Bases: tacl.highlighter.HighlightReport

generate(output_dir, work, matches_filename)[source]

Generates HTML reports showing the text of each witness to work with its matches in matches highlighted.

Parameters:
  • output_dir (str) – directory to write report to
  • work – name of work to highlight
  • matches_filename (str) – file containing matches to highlight
Return type:

str

tacl.jitc module

class tacl.jitc.JitCReport(store, corpus, tokenizer)[source]

Bases: tacl.report.Report

Generate statistics to list works from one corpus (referred to below as “Maybe” and defined in a catalogue file) in order of similarity to each work in that corpus. Takes into account a second corpus of works (referred to below as “No” and defined in the same catalogue file) that are similar to those in the first, but not in the way(s) that are the subject of the investigation.

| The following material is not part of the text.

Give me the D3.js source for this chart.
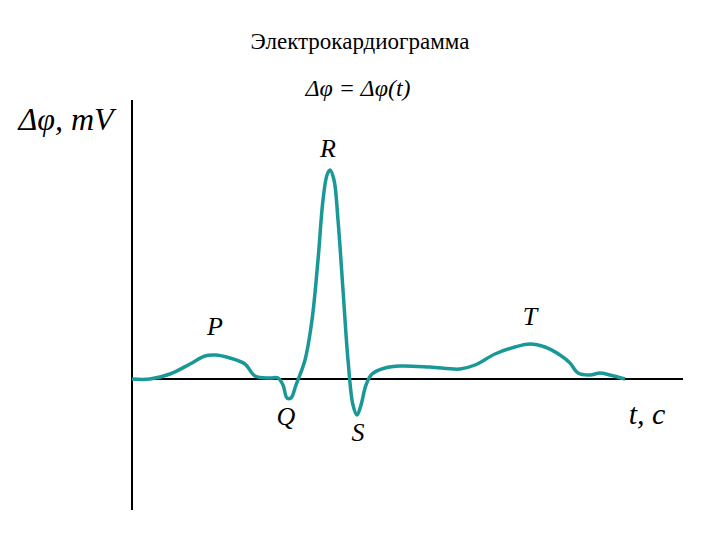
<!DOCTYPE html>
<html><head><meta charset="utf-8">
<script src="https://cdn.jsdelivr.net/npm/d3@7"></script>
<style>body{margin:0;background:#fff}text{font-family:"Liberation Serif","DejaVu Serif",serif}</style>
</head><body><svg width="720" height="540"></svg>
<script>
// time (ms-ish units) and potential (arbitrary units)
const times = [0,18,38,58,73,83,98,113,123,138,146,151,155,159,164,173,180,186,191,195,198,202,206,211,216,221,225,229,234,240,253,268,298,328,343,363,383,398,413,428,438,446,458,468,478,493];
const volts = [0,0,5,15,23,24,21,15,3,1,1,-6,-19,-19,-6,19,59,119,179,204,209,199,159,89,19,-26,-36,-26,-6,5,11,13,12,10,14,25,32,35,32,24,16,6,4,6,4,0];
const waveNames = ["P","Q","R","S","T"];
const waveLabelPos = [[83,44],[154,-46],[196,222],[226,-62],[398,54]];

const svg = d3.select("svg");
const x = d3.scaleLinear().domain([0, 551]).range([132, 683]);
const y = d3.scaleLinear().domain([0, 100]).range([379, 279]);

// axes
svg.append("line").attr("x1", 132).attr("x2", 132).attr("y1", 100).attr("y2", 510)
  .attr("stroke", "#000").attr("stroke-width", 2);
svg.append("line").attr("x1", 132).attr("x2", 683).attr("y1", y(0)).attr("y2", y(0))
  .attr("stroke", "#000").attr("stroke-width", 2);

const line = d3.line().x((d, i) => x(times[i])).y((d, i) => y(volts[i])).curve(d3.curveCatmullRom);
svg.append("path").datum(volts).attr("d", line)
  .attr("fill", "none").attr("stroke", "#1a9898").attr("stroke-width", 3.5);

svg.selectAll(".wl").data(waveNames).enter().append("text")
  .attr("x", (d, i) => x(waveLabelPos[i][0])).attr("y", (d, i) => y(waveLabelPos[i][1]))
  .attr("text-anchor", "middle").attr("font-size", 26).attr("font-style", "italic").text(d => d);

svg.append("text").attr("x", 360).attr("y", 49).attr("text-anchor", "middle")
  .attr("font-size", 23).text("Электрокардиограмма");
svg.append("text").attr("x", 358).attr("y", 96).attr("text-anchor", "middle")
  .attr("font-size", 24).attr("font-style", "italic").text("Δφ = Δφ(t)");
svg.append("text").attr("x", 66).attr("y", 130).attr("text-anchor", "middle")
  .attr("font-size", 32).attr("font-style", "italic").text("Δφ, mV");
svg.append("text").attr("x", 647).attr("y", 424).attr("text-anchor", "middle")
  .attr("font-size", 30).attr("font-style", "italic").text("t, c");
</script></body></html>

Given the two corpora, Maybe and No, the script performs the following actions:

  1. For each work Y in Maybe:
  1. Run an intersection between Y and No.
  2. For each work M in Maybe (excluding Y):
  1. Run an intersect between Y and M.
  2. Run a supplied diff between results from [1.2.1] and results from [1.1].
  3. Get number of tokens in M.
  1. Rank and list works in Maybe in descending order of the ratio, from [1.2.2], of matching tokens (n-gram size x count) to total tokens [1.2.3].
  1. Concatenate all results from [1.2.2] and present them in an HTML report.

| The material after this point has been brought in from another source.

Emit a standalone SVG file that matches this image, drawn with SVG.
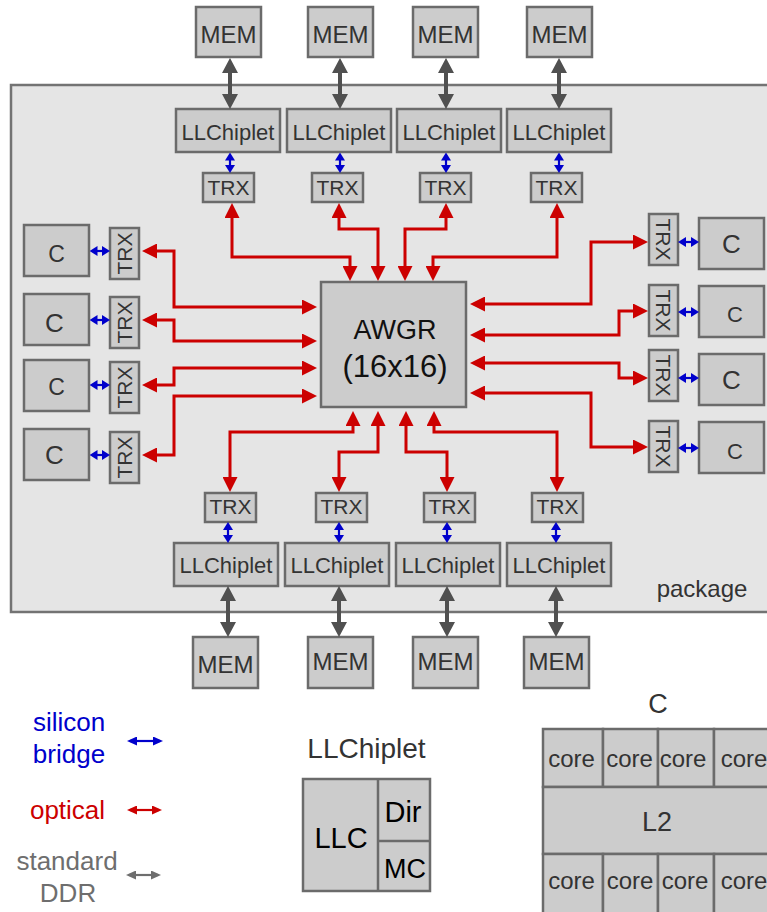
<svg xmlns="http://www.w3.org/2000/svg" width="767" height="912" viewBox="0 0 767 912">
<style>
.box{fill:#cccccc;stroke:#6b6b6b;stroke-width:2.5}
.pkg{fill:#e5e5e5;stroke:#737373;stroke-width:2.5}
text{font-family:"Liberation Sans",Arial,sans-serif;fill:#333;text-anchor:middle}
.t24{font-size:24px}.t22{font-size:22px}.t21{font-size:21px}
.red{fill:none;stroke:#cc0000;stroke-width:3;marker-start:url(#hr);marker-end:url(#hr)}
.gray{fill:none;stroke:#505050;stroke-width:4;marker-start:url(#hg);marker-end:url(#hg)}
.blue{fill:none;stroke:#0000cc;stroke-width:2.2;marker-start:url(#hb);marker-end:url(#hb)}
.lb{fill:none;stroke:#0000cc;stroke-width:2.2;marker-start:url(#lhb);marker-end:url(#lhb)}
.lr{fill:none;stroke:#cc0000;stroke-width:2.2;marker-start:url(#lhr);marker-end:url(#lhr)}
.lg{fill:none;stroke:#6e6e6e;stroke-width:2.2;marker-start:url(#lhg);marker-end:url(#lhg)}
</style>
<defs>
<marker id="hr" viewBox="0 0 15 15" refX="10" refY="7.5" markerWidth="15" markerHeight="15" markerUnits="userSpaceOnUse" orient="auto-start-reverse"><path d="M0,0 L15,7.5 L0,15 z" fill="#cc0000"/></marker>
<marker id="hg" viewBox="0 0 15 16" refX="9" refY="8" markerWidth="15" markerHeight="16" markerUnits="userSpaceOnUse" orient="auto-start-reverse"><path d="M0,0 L15,8 L0,16 z" fill="#505050"/></marker>
<marker id="hb" viewBox="0 0 8 10" refX="5" refY="5" markerWidth="8" markerHeight="10" markerUnits="userSpaceOnUse" orient="auto-start-reverse"><path d="M0,0 L8,5 L0,10 z" fill="#0000cc"/></marker>
<marker id="lhb" viewBox="0 0 10 9" refX="7" refY="4.5" markerWidth="10" markerHeight="9" markerUnits="userSpaceOnUse" orient="auto-start-reverse"><path d="M0,0 L10,4.5 L0,9 z" fill="#0000cc"/></marker>
<marker id="lhr" viewBox="0 0 10 9" refX="7" refY="4.5" markerWidth="10" markerHeight="9" markerUnits="userSpaceOnUse" orient="auto-start-reverse"><path d="M0,0 L10,4.5 L0,9 z" fill="#cc0000"/></marker>
<marker id="lhg" viewBox="0 0 10 9" refX="7" refY="4.5" markerWidth="10" markerHeight="9" markerUnits="userSpaceOnUse" orient="auto-start-reverse"><path d="M0,0 L10,4.5 L0,9 z" fill="#6e6e6e"/></marker>
</defs>

<g id="package">
<rect class="pkg" x="11" y="85" width="770" height="527"/>
<text x="702" y="597" style="font-size:24px">package</text>
</g>

<!-- top memory -->
<g id="mem-t1"><rect class="box" x="196" y="7" width="65" height="50"/><text class="t24" x="228.5" y="42.5">MEM</text></g>
<g id="mem-t2"><rect class="box" x="308" y="7" width="65" height="50"/><text class="t24" x="340.5" y="42.5">MEM</text></g>
<g id="mem-t3"><rect class="box" x="413" y="7" width="65" height="50"/><text class="t24" x="445.5" y="42.5">MEM</text></g>
<g id="mem-t4"><rect class="box" x="527" y="7" width="65" height="50"/><text class="t24" x="559.5" y="42.5">MEM</text></g>

<g id="llc-t1"><rect class="box" x="176" y="109" width="104" height="43"/><text class="t22" x="228" y="139.5">LLChiplet</text></g>
<g id="llc-t2"><rect class="box" x="287" y="109" width="104" height="43"/><text class="t22" x="339" y="139.5">LLChiplet</text></g>
<g id="llc-t3"><rect class="box" x="397" y="109" width="104" height="43"/><text class="t22" x="449" y="139.5">LLChiplet</text></g>
<g id="llc-t4"><rect class="box" x="507" y="109" width="104" height="43"/><text class="t22" x="559" y="139.5">LLChiplet</text></g>

<g id="trx-t1"><rect class="box" x="203" y="173" width="51" height="29"/><text class="t21" x="228.5" y="195">TRX</text></g>
<g id="trx-t2"><rect class="box" x="312" y="173" width="51" height="29"/><text class="t21" x="337.5" y="195">TRX</text></g>
<g id="trx-t3"><rect class="box" x="420" y="173" width="51" height="29"/><text class="t21" x="445.5" y="195">TRX</text></g>
<g id="trx-t4"><rect class="box" x="531" y="173" width="51" height="29"/><text class="t21" x="556.5" y="195">TRX</text></g>

<!-- bottom -->
<g id="trx-b1"><rect class="box" x="205" y="493" width="51" height="29"/><text class="t21" x="230.5" y="514">TRX</text></g>
<g id="trx-b2"><rect class="box" x="316" y="493" width="51" height="29"/><text class="t21" x="341.5" y="514">TRX</text></g>
<g id="trx-b3"><rect class="box" x="424" y="493" width="51" height="29"/><text class="t21" x="449.5" y="514">TRX</text></g>
<g id="trx-b4"><rect class="box" x="532" y="493" width="51" height="29"/><text class="t21" x="557.5" y="514">TRX</text></g>

<g id="llc-b1"><rect class="box" x="174" y="543" width="104" height="43"/><text class="t22" x="226" y="573">LLChiplet</text></g>
<g id="llc-b2"><rect class="box" x="285" y="543" width="104" height="43"/><text class="t22" x="337" y="573">LLChiplet</text></g>
<g id="llc-b3"><rect class="box" x="396" y="543" width="104" height="43"/><text class="t22" x="448" y="573">LLChiplet</text></g>
<g id="llc-b4"><rect class="box" x="507" y="543" width="104" height="43"/><text class="t22" x="559" y="573">LLChiplet</text></g>

<g id="mem-b1"><rect class="box" x="193" y="637" width="65" height="51"/><text class="t24" x="225.5" y="673">MEM</text></g>
<g id="mem-b2"><rect class="box" x="308" y="637" width="65" height="51"/><text class="t24" x="340.5" y="669.5">MEM</text></g>
<g id="mem-b3"><rect class="box" x="413" y="637" width="65" height="51"/><text class="t24" x="445.5" y="669.5">MEM</text></g>
<g id="mem-b4"><rect class="box" x="524" y="637" width="65" height="51"/><text class="t24" x="556.5" y="669.5">MEM</text></g>

<!-- left cores -->
<g id="c-l1"><rect class="box" x="24" y="225" width="65" height="51"/><text x="56.5" y="261.5" style="font-size:23px">C</text></g>
<g id="c-l2"><rect class="box" x="24" y="294" width="65" height="51"/><text x="54.5" y="331.5" style="font-size:26px">C</text></g>
<g id="c-l3"><rect class="box" x="24" y="360" width="65" height="51"/><text x="56.5" y="394.5" style="font-size:23px">C</text></g>
<g id="c-l4"><rect class="box" x="24" y="429" width="65" height="51"/><text x="54.5" y="464" style="font-size:26px">C</text></g>

<g id="trx-l1"><rect class="box" x="110" y="228" width="29" height="51"/><text class="t21" transform="translate(124.5,253.5) rotate(-90)" x="0" y="7.5">TRX</text></g>
<g id="trx-l2"><rect class="box" x="110" y="297" width="29" height="51"/><text class="t21" transform="translate(124.5,322.5) rotate(-90)" x="0" y="7.5">TRX</text></g>
<g id="trx-l3"><rect class="box" x="110" y="362" width="29" height="51"/><text class="t21" transform="translate(124.5,387.5) rotate(-90)" x="0" y="7.5">TRX</text></g>
<g id="trx-l4"><rect class="box" x="110" y="432" width="29" height="51"/><text class="t21" transform="translate(124.5,457.5) rotate(-90)" x="0" y="7.5">TRX</text></g>

<!-- right cores -->
<g id="trx-r1"><rect class="box" x="649" y="214" width="29" height="51"/><text class="t21" transform="translate(663.5,239.5) rotate(90)" x="0" y="7.5">TRX</text></g>
<g id="trx-r2"><rect class="box" x="649" y="285" width="29" height="51"/><text class="t21" transform="translate(663.5,310.5) rotate(90)" x="0" y="7.5">TRX</text></g>
<g id="trx-r3"><rect class="box" x="649" y="350" width="29" height="51"/><text class="t21" transform="translate(663.5,375.5) rotate(90)" x="0" y="7.5">TRX</text></g>
<g id="trx-r4"><rect class="box" x="649" y="421" width="29" height="51"/><text class="t21" transform="translate(663.5,446.5) rotate(90)" x="0" y="7.5">TRX</text></g>

<g id="c-r1"><rect class="box" x="699" y="218" width="65" height="51"/><text x="731.5" y="253" style="font-size:26px">C</text></g>
<g id="c-r2"><rect class="box" x="699" y="286" width="65" height="51"/><text x="735" y="322" style="font-size:22px">C</text></g>
<g id="c-r3"><rect class="box" x="699" y="354" width="65" height="51"/><text x="731.5" y="388.5" style="font-size:26px">C</text></g>
<g id="c-r4"><rect class="box" x="699" y="422" width="65" height="51"/><text x="735" y="459" style="font-size:22px">C</text></g>

<g id="awgr"><rect class="box" x="321" y="282" width="145" height="125"/>
<text x="395" y="339" style="font-size:27px;fill:#111">AWGR</text>
<text x="395" y="377" style="font-size:31px;fill:#111">(16x16)</text></g>

<g id="connectors">
<path class="gray" d="M230,64 V103"/>
<path class="gray" d="M340,64 V103"/>
<path class="gray" d="M446,64 V103"/>
<path class="gray" d="M559,64 V103"/>
<path class="gray" d="M228,592 V631"/>
<path class="gray" d="M339,592 V631"/>
<path class="gray" d="M447,592 V631"/>
<path class="gray" d="M556,592 V631"/>

<path class="blue" d="M230,155.5 V170"/>
<path class="blue" d="M340,155.5 V170"/>
<path class="blue" d="M446,155.5 V170"/>
<path class="blue" d="M559,155.5 V170"/>
<path class="blue" d="M228,525 V540"/>
<path class="blue" d="M339,525 V540"/>
<path class="blue" d="M447,525 V540"/>
<path class="blue" d="M556,525 V540"/>
<path class="blue" d="M92.5,251 H107"/>
<path class="blue" d="M92.5,320 H107"/>
<path class="blue" d="M92.5,385 H107"/>
<path class="blue" d="M92.5,455 H107"/>
<path class="blue" d="M681,242 H696"/>
<path class="blue" d="M681,312 H696"/>
<path class="blue" d="M681,378 H696"/>
<path class="blue" d="M681,448 H696"/>

<path class="red" d="M232,208 V257 H350 V276"/>
<path class="red" d="M339,208 V229 H378 V276"/>
<path class="red" d="M446,208 V229 H405 V276"/>
<path class="red" d="M557,208 V257 H433 V276"/>
<path class="red" d="M147,251 H174 V307 H312"/>
<path class="red" d="M147,320 H174 V341 H312"/>
<path class="red" d="M147,385 H174 V368 H312"/>
<path class="red" d="M147,455 H174 V396 H312"/>
<path class="red" d="M475,304 H591 V242 H643"/>
<path class="red" d="M475,335 H619 V311 H643"/>
<path class="red" d="M475,363 H619 V378 H643"/>
<path class="red" d="M475,393 H591 V447 H643"/>
<path class="red" d="M353,416 V432 H230 V487"/>
<path class="red" d="M378,416 V452 H339 V487"/>
<path class="red" d="M406,416 V452 H447 V487"/>
<path class="red" d="M434,416 V432 H557 V487"/>
</g>

<g id="legend">
<text x="69" y="731" style="font-size:26px;fill:#0000cc">silicon</text>
<text x="69" y="763" style="font-size:26px;fill:#0000cc">bridge</text>
<path class="lb" d="M130,741 H160"/>
<text x="67.5" y="819" style="font-size:26px;fill:#cc0000">optical</text>
<path class="lr" d="M130,810 H159"/>
<text x="67" y="870" style="font-size:26px;fill:#6e6e6e">standard</text>
<text x="68" y="902" style="font-size:26px;fill:#6e6e6e">DDR</text>
<path class="lg" d="M129,875 H158"/>
</g>

<g id="llchiplet-detail">
<text x="366.5" y="758" style="font-size:28px">LLChiplet</text>
<rect class="box" x="303" y="779" width="127" height="112"/>
<line x1="378" y1="779" x2="378" y2="891" stroke="#6b6b6b" stroke-width="2.5"/>
<line x1="378" y1="841" x2="430" y2="841" stroke="#6b6b6b" stroke-width="2.5"/>
<text x="341" y="848" style="font-size:29px;fill:#000">LLC</text>
<text x="403" y="822" style="font-size:29px;fill:#000">Dir</text>
<text x="405" y="878" style="font-size:27px;fill:#000">MC</text>
</g>

<g id="c-detail">
<text x="658" y="713" style="font-size:27px">C</text>
<rect class="box" x="543" y="729" width="60" height="58"/>
<rect class="box" x="603" y="729" width="55" height="58"/>
<rect class="box" x="658" y="729" width="56" height="58"/>
<rect class="box" x="714" y="729" width="58" height="58"/>
<rect class="box" x="543" y="787" width="229" height="67"/>
<rect class="box" x="543" y="854" width="60" height="60"/>
<rect class="box" x="603" y="854" width="55" height="60"/>
<rect class="box" x="658" y="854" width="56" height="60"/>
<rect class="box" x="714" y="854" width="58" height="60"/>
<text class="t24" x="571.5" y="767">core</text>
<text class="t24" x="629.5" y="767">core</text>
<text class="t24" x="683" y="767">core</text>
<text class="t24" x="744" y="767">core</text>
<text x="657" y="831" style="font-size:27px">L2</text>
<text class="t24" x="571.5" y="889">core</text>
<text class="t24" x="630" y="889">core</text>
<text class="t24" x="685" y="889">core</text>
<text class="t24" x="744" y="889">core</text>
</g>
</svg>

Note that in the above, when a work is treated as Y, its witnesses are not treated separately. The statistics derived from queries including it are those that treat all of its witnesses together; eg, if two n-grams in a witness of M are found only in two different witnesses of Y, they will both be counted as shared.

generate(output_dir, catalogue, maybe_label)[source]

tacl.report module

class tacl.report.Report[source]

Bases: object

Base class for HTML reports.

Subclasses should implement the generate method, used to generate and output the report into the supplied directory. The calling code is responsible for ensuring that the directory exists and is writable.

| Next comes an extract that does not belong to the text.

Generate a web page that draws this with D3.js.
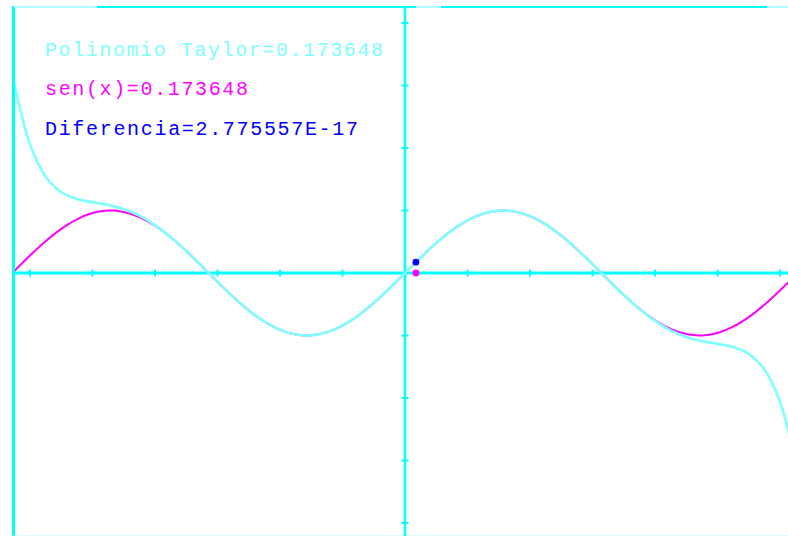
<!DOCTYPE html>
<html>
<head>
<meta charset="utf-8">
<script src="https://cdn.jsdelivr.net/npm/d3@7"></script>
<style>
  html, body { margin: 0; padding: 0; background: #ffffff; }
  svg { display: block; }
</style>
</head>
<body>
<script>
// ---------- data ----------
const xValues = [-6.2832, -6.25, -6, -5.75, -5.5, -5.25, -5, -4.75, -4.5, -4.25, -4, -3.75, -3.5, -3.25,
  -3, -2.75, -2.5, -2.25, -2, -1.75, -1.5, -1.25, -1, -0.75, -0.5, -0.25, 0,
  0.25, 0.5, 0.75, 1, 1.25, 1.5, 1.75, 2, 2.25, 2.5, 2.75, 3,
  3.25, 3.5, 3.75, 4, 4.25, 4.5, 4.75, 5, 5.25, 5.5, 5.75, 6, 6.25, 6.2832];

const sinValues = [0, 0.0332, 0.2794, 0.5083, 0.7055, 0.8589, 0.9589, 0.9993, 0.9775, 0.8950, 0.7568, 0.5716, 0.3508, 0.1082,
  -0.1411, -0.3817, -0.5985, -0.7781, -0.9093, -0.9840, -0.9975, -0.9490, -0.8415, -0.6816, -0.4794, -0.2474, 0,
  0.2474, 0.4794, 0.6816, 0.8415, 0.9490, 0.9975, 0.9840, 0.9093, 0.7781, 0.5985, 0.3817, 0.1411,
  -0.1082, -0.3508, -0.5716, -0.7568, -0.8950, -0.9775, -0.9993, -0.9589, -0.8589, -0.7055, -0.5083, -0.2794, -0.0332, 0];

const taylorValues = [3.1951, 3.0212, 2.0602, 1.5455, 1.2947, 1.1846, 1.1336, 1.0900, 1.0229, 0.9168, 0.7668, 0.5760, 0.3526, 0.1089,
  -0.1411, -0.3817, -0.5985, -0.7781, -0.9093, -0.9840, -0.9975, -0.9490, -0.8415, -0.6816, -0.4794, -0.2474, 0,
  0.2474, 0.4794, 0.6816, 0.8415, 0.9490, 0.9975, 0.9840, 0.9093, 0.7781, 0.5985, 0.3817, 0.1411,
  -0.1089, -0.3526, -0.5760, -0.7668, -0.9168, -1.0229, -1.0900, -1.1336, -1.1846, -1.2947, -1.5455, -2.0602, -3.0212, -3.1951];

const xTicks = [-6, -5, -4, -3, -2, -1, 1, 2, 3, 4, 5, 6];
const yTicks = [-4, -3, -2, -1, 1, 2, 3, 4];

const markerX = [0.174533, 0.174533];
const markerY = [0.173648, 0];

const labels = ["Polinomio Taylor=0.173648", "sen(x)=0.173648", "Diferencia=2.775557E-17"];

// ---------- layout ----------
const W = 788, H = 536;
const x0 = 405, y0 = 273, unit = 62.5;

const x = d3.scaleLinear().domain([-1, 1]).range([x0 - unit, x0 + unit]);
const y = d3.scaleLinear().domain([-1, 1]).range([y0 + unit, y0 - unit]);

const svg = d3.select("body").append("svg").attr("width", W).attr("height", H);
svg.append("rect").attr("width", W).attr("height", H).attr("fill", "#ffffff");

const AXIS = "#00ffff", PALE = "#80ffff", MAG = "#ff00ff", BLUE = "#0000ff";

// frame
const frame = svg.append("g");
frame.append("line").attr("x1", 13.5).attr("x2", 13.5).attr("y1", 6).attr("y2", H)
  .attr("stroke", AXIS).attr("stroke-width", 3);
[[14, 97, "#b0ffff"], [97, 416, AXIS], [416, 441, "#b0ffff"], [441, 767, AXIS], [767, 788, "#b0ffff"]]
  .forEach(s => frame.append("line").attr("x1", s[0]).attr("x2", s[1]).attr("y1", 7).attr("y2", 7)
    .attr("stroke", s[2]).attr("stroke-width", 2));
frame.append("line").attr("x1", 14).attr("x2", W).attr("y1", 535.5).attr("y2", 535.5)
  .attr("stroke", "#d8ffff").attr("stroke-width", 1);

// axes
const axes = svg.append("g");
axes.append("line").attr("x1", 14).attr("x2", W).attr("y1", y(0)).attr("y2", y(0))
  .attr("stroke", AXIS).attr("stroke-width", 3);
axes.append("line").attr("x1", x(0)).attr("x2", x(0)).attr("y1", 7).attr("y2", H)
  .attr("stroke", AXIS).attr("stroke-width", 2.5);
axes.selectAll(".xt").data(xTicks).enter().append("line")
  .attr("x1", d => x(d)).attr("x2", d => x(d)).attr("y1", y(0) - 3.5).attr("y2", y(0) + 3.5)
  .attr("stroke", AXIS).attr("stroke-width", 2);
axes.selectAll(".yt").data(yTicks).enter().append("line")
  .attr("y1", d => y(d)).attr("y2", d => y(d)).attr("x1", x(0) - 3.5).attr("x2", x(0) + 3.5)
  .attr("stroke", AXIS).attr("stroke-width", 2);

// curves
const clip = svg.append("clipPath").attr("id", "plotclip");
clip.append("rect").attr("x", 15).attr("y", 8).attr("width", W - 15).attr("height", H - 8);

const sinPts = xValues.map((v, i) => [v, sinValues[i]]);
const tayPts = xValues.map((v, i) => [v, taylorValues[i]]);
const line = d3.line().x(d => x(d[0])).y(d => y(d[1])).curve(d3.curveCatmullRom.alpha(0.5));

const curves = svg.append("g").attr("clip-path", "url(#plotclip)");
curves.append("path").attr("d", line(sinPts)).attr("fill", "none")
  .attr("stroke", MAG).attr("stroke-width", 2);
curves.append("path").attr("d", line(tayPts)).attr("fill", "none")
  .attr("stroke", PALE).attr("stroke-width", 2.6);

// markers
const markerColors = [BLUE, MAG];
svg.selectAll(".mk").data(markerX).enter().append("circle")
  .attr("cx", d => x(d)).attr("cy", (d, i) => y(markerY[i]))
  .attr("r", 3.4).attr("fill", (d, i) => markerColors[i]);

// texts
const textColors = [PALE, MAG, BLUE];
const textY = [56, 95, 135];
const textLen = [338, 203, 313];
svg.selectAll(".lbl").data(labels).enter().append("text")
  .attr("x", 45).attr("y", (d, i) => textY[i])
  .attr("fill", (d, i) => textColors[i])
  .attr("font-family", "'Liberation Mono', 'DejaVu Sans Mono', monospace")
  .attr("font-size", 20)
  .attr("textLength", (d, i) => textLen[i])
  .attr("lengthAdjust", "spacing")
  .text(d => d);
</script>
</body>
</html>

The intention is that the same Report object can be used to produce multiple reports in a given context, such as a single corpus. The contextual data should be supplied to the __init__ method, and the data for a single specific report passed to the generate method.

generate(output_dir)[source]

Generate the report, writing it to output_dir.

tacl.results module

Module containing the Results class.

class tacl.results.Results(matches, tokenizer)[source]

Bases: object

Class representing a set of n-gram results.

Provides methods for manipulating those results in ways that maintain the same structure (CSV, same field names). Those methods that modify the fields do so in relatively minor ways that often allow for the other methods to still operate on the results.

A method’s modifications to the field names, if any, are specified in that method’s docstring.

add_label_count()[source]

Adds to each result row a count of the number occurrences of that n-gram across all works within the label.

This count uses the highest witness count for each work.

bifurcated_extend(corpus, max_size)[source]

Replaces the results with those n-grams that contain any of the original n-grams, and that represent points at which an n-gram is a constituent of multiple larger n-grams with a lower label count.

Parameters:
  • corpus (Corpus) – corpus of works to which results belong
  • max_size (int) – maximum size of n-gram results to include
collapse_witnesses()[source]

Groups together witnesses for the same n-gram and work that has the same count, and outputs a single row for each group.

This output replaces the siglum field with a sigla field that provides a space-separated list of the witness sigla. Due to this, it is not necessarily possible to run other Results methods on results that have had their witnesses collapsed.

csv(fh)[source]

Writes the report data to fh in CSV format and returns it.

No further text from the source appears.